Taylor Dow will be at the Cold Cube Press table at Short Run's Zine & Print Fair, which is part of the Graphic Masters exhibition opening night on Thursday, June 9, at Seattle Art Museum.

The dad in Apocalypse Dad is an anti-Orpheus. Instead of being the musician/poet of Greek myth whose songs/poems were so good they could command animals and animate stone, the dad is a barking doofus whose words do nothing. Instead of finding his Eurydice in hell, the dad's Eurydice finds him when he stops looking. Instead of being torn apart by shrieking harpies and having his head tossed into a river where it will eventually wash up on the isle of Lesbos still singing, silent women calmly dismantle the dad and effectively decommission him, the only violent-seeming thing in their world.
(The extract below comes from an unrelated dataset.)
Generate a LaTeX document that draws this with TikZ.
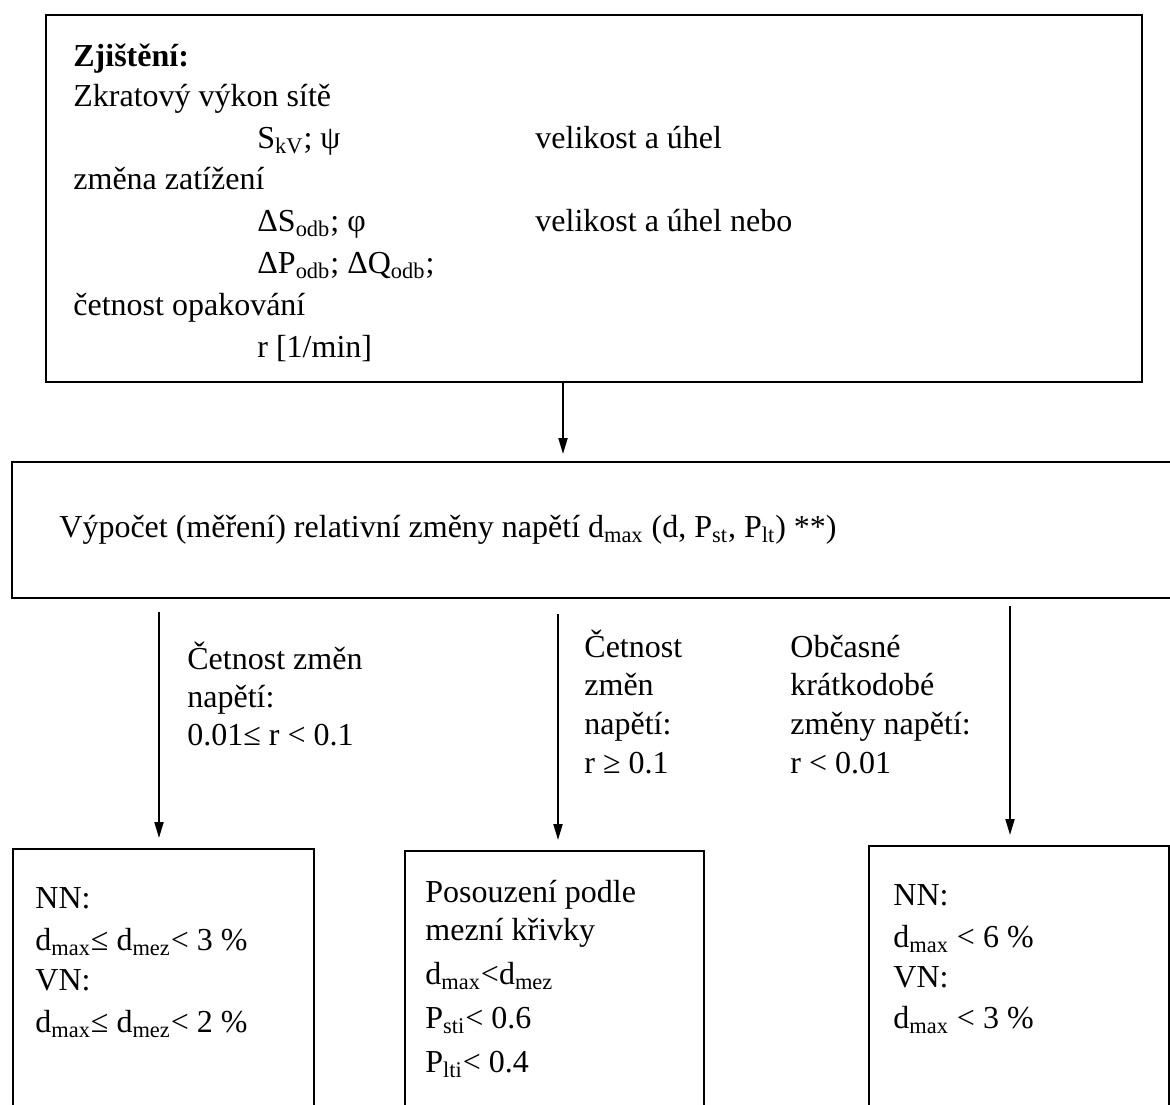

In reframing the harpies this way, Dow embraces loss as an inevitability to be endured with quiet determination and not a tragedy to be gilded with lines of verse.

Even if you're not into geeking out about good examples of literary deconstruction (we can't all be insufferable), Dow's work is fantastic.

Dow publishes a few different strips over at the Seattle Weekly, mostly illustrations of stories from Olympia's touring bands and personal-essay-type comics about life in Seattle. Regardless of ambition or purpose, the comics are varied in line and structure—rather than cramming stories into predetermined grids, Dow imagines new frames to suit the contours of the story.

The cartooning in Apocalypse Dad is flat-out beautiful. Illustrations of single objects—an unbroken window, a weed bowing under the weight of blood—separate the book into sections. These unexpected visual refrains sometimes set the tone for the next section while calling back to an image from the last. Sometimes they act as foreboding omens, or simply add depth to characters. My favorite example of the interplay between story and still image happens in the middle of the book. The dad yells "Pooooooookie!" into the air, and the facing page is a drawing of an empty cardboard box with frayed flaps that reflect the dad's outstretched arms. Makes you feel sad for the dad.

When I finished Apocalypse Dad, I creeped the hell out of Dow's Tumblr and read everything on it. Another short comic book, Abruption, which you can read for free online, floored me. This one is about the dread of getting too close to people. This comic, which won Best of the Fest at the Olympia Comics Festival in 2014, emphasizes Dow's incredible knack for pacing, for cinematic storytelling, and for developing meaningful relationships between form, content, and the traditions of thought that inform each.